Peter Williams: Artist Talk with Prof. Chris Reitz
Painter Peter Williams was scheduled to deliver a much-anticipated artist talk at the Cressman Center for Visual Arts on March 20th. Unfortunately the pandemic, and calls for social distancing, struck Kentucky before he arrived. Nevertheless, the show must go on, and so Williams and curator Chris Reitz staged a remote conversation, recorded here and presented in dialogue with video of the work. Join us online as the artist and curator walk through the gallery and discuss Williams’ art, his artistic development, and his thoughts on the exhibition’s theme: Incarceration.
Peter Williams Bio:
Peter Williams lives in Wilmington, Delaware, and is Senior Professor in the Fine Arts Department at the University of Delaware. In 2018 Williams was inducted into the National Academy of Design and is the recipient of numerous awards and grants, including the Djerassi Resident Artists Program (2018), Joan Mitchell Award (2004 and 2007), Ford Foundation Fellowship (1985 and 1987), and McKnight Foundation Fellowship (1983). His paintings are held in the permanent collections of the Smithsonian American Art Museum, Walker Art Center, Whitney Museum of American Art, Detroit Institute of Arts, Delaware Art Museum, Davis Museum of Art at Wellesley College, Howard University in Washington DC. Williams’ recent exhibitions include Black Universe (2020), MOCAD, Detroit, MI; Men of Steel, Women of Wonder (2019), Crystal Bridges Museum of American Art, Bentonville, AK; River of Styx (2018), Luis De Jesus Los Angeles; With So Little To Be Sure Of (2018), CUE Art Foundation, New York; Soul Recordings (2018), Luis De Jesus Los Angeles; Prospect.4: The Lotus In Spite Of The Swamp (2017-18), Prospect Triennial, New Orleans, LA; Dark Humor: Peter Williams (2017).
Chris Reitz Bio
Chris Reitz is Assistant Professor of Critical and Curatorial Studies and Gallery Director at the Hite Art Institute. His research focuses on transnational practices in art and exhibitions of the past 30 years, with a particular emphasis on art and the art market in the era of neoliberalism. Professor Reitz has worked as a project manager at Public Art Fund in New York and as an independent curator.

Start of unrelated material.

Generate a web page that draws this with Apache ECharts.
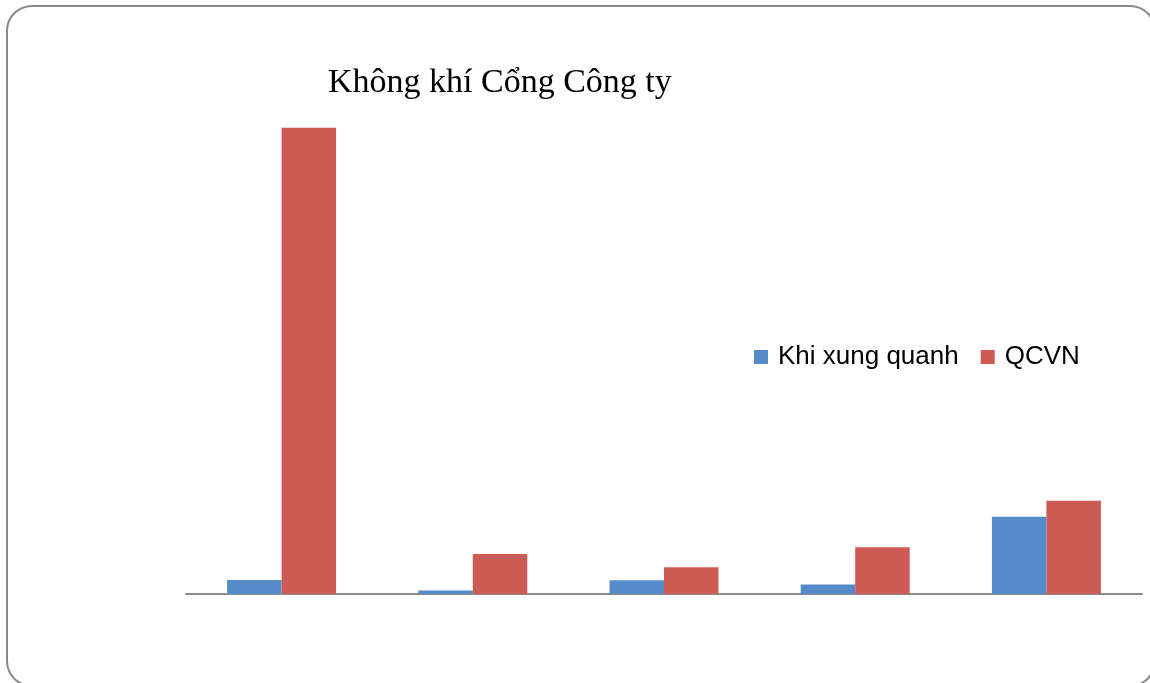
<!DOCTYPE html>
<html>
<head>
<meta charset="utf-8">
<title>Không khí Cổng Công ty</title>
<script src="https://cdn.jsdelivr.net/npm/echarts@6/dist/echarts.min.js"></script>
<style>
  html, body { margin: 0; padding: 0; background: #ffffff; }
  #chart { width: 1150px; height: 683px; }
</style>
</head>
<body>
<div id="chart"></div>
<script>
// Measurement points (category names are not shown on the axis)
const categories = ['1', '2', '3', '4', '5'];
// Measured ambient values
const khiXungQuanh = [10.5, 2.6, 10.3, 7.2, 58];
// Regulatory limits (QCVN)
const qcvn = [350, 30, 20, 35, 70];
const seriesNames = ['Khi xung quanh', 'QCVN'];

const chart = echarts.init(document.getElementById('chart'), null, { renderer: 'canvas' });

chart.setOption({
  backgroundColor: '#ffffff',
  animation: false,
  title: {
    text: 'Không khí Cổng Công ty',
    left: 323,
    top: 61,
    textStyle: {
      fontFamily: '"Liberation Serif", "Times New Roman", serif',
      fontSize: 34,
      fontWeight: 'normal',
      color: '#000000'
    }
  },
  legend: {
    data: seriesNames,
    left: 749,
    top: 339,
    icon: 'rect',
    itemWidth: 14,
    itemHeight: 14,
    itemGap: 22,
    textStyle: {
      fontFamily: '"Liberation Sans", Arial, sans-serif',
      fontSize: 26,
      color: '#000000',
      padding: [0, 0, 0, 5]
    }
  },
  grid: {
    left: 186,
    right: 8,
    top: 61,
    bottom: 89
  },
  xAxis: {
    type: 'category',
    data: categories,
    axisLine: { show: true, lineStyle: { color: '#8c8c8c', width: 2 } },
    axisTick: { show: false },
    axisLabel: { show: false },
    splitLine: { show: false }
  },
  yAxis: {
    type: 'value',
    min: 0,
    max: 400,
    show: false,
    splitLine: { show: false }
  },
  series: [
    {
      name: seriesNames[0],
      type: 'bar',
      data: khiXungQuanh,
      barGap: '0%',
      barCategoryGap: '43%',
      itemStyle: { color: '#568BC9' }
    },
    {
      name: seriesNames[1],
      type: 'bar',
      data: qcvn,
      barGap: '0%',
      barCategoryGap: '43%',
      itemStyle: { color: '#CC5B56' }
    }
  ],
  graphic: [
    {
      type: 'rect',
      silent: true,
      z: -10,
      shape: { x: 7, y: 6, width: 1148, height: 680, r: 25 },
      style: { fill: 'none', stroke: '#8a8a8a', lineWidth: 2 }
    }
  ]
});
</script>
</body>
</html>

His most recent writing has appeared in October, Texte zur Kunst, N+1, The White Review, Paper Monument, The Baffler, and Martin Kippenberger’s Catalogue Raisonne of the Paintings. His first book project, currently underway, offers an analysis of Martin Kippenberger’s work in the context of the emerging neoliberal art market. Professor Reitz serves as the Hite Art Institute’s primary curator, and in that capacity has organized solo exhibitions for Judy Chicago, Sanford Biggers, Sislej Xhafa, and For Freedoms, in addition to the group exhibition, Painting in the Network, Algorithm and Appropriation, which featured work by Gabriel Orozco, Cory Arcangel, Tabor Robak, Davis Rhodes, Laeh Glenn, and Siebren Versteeg.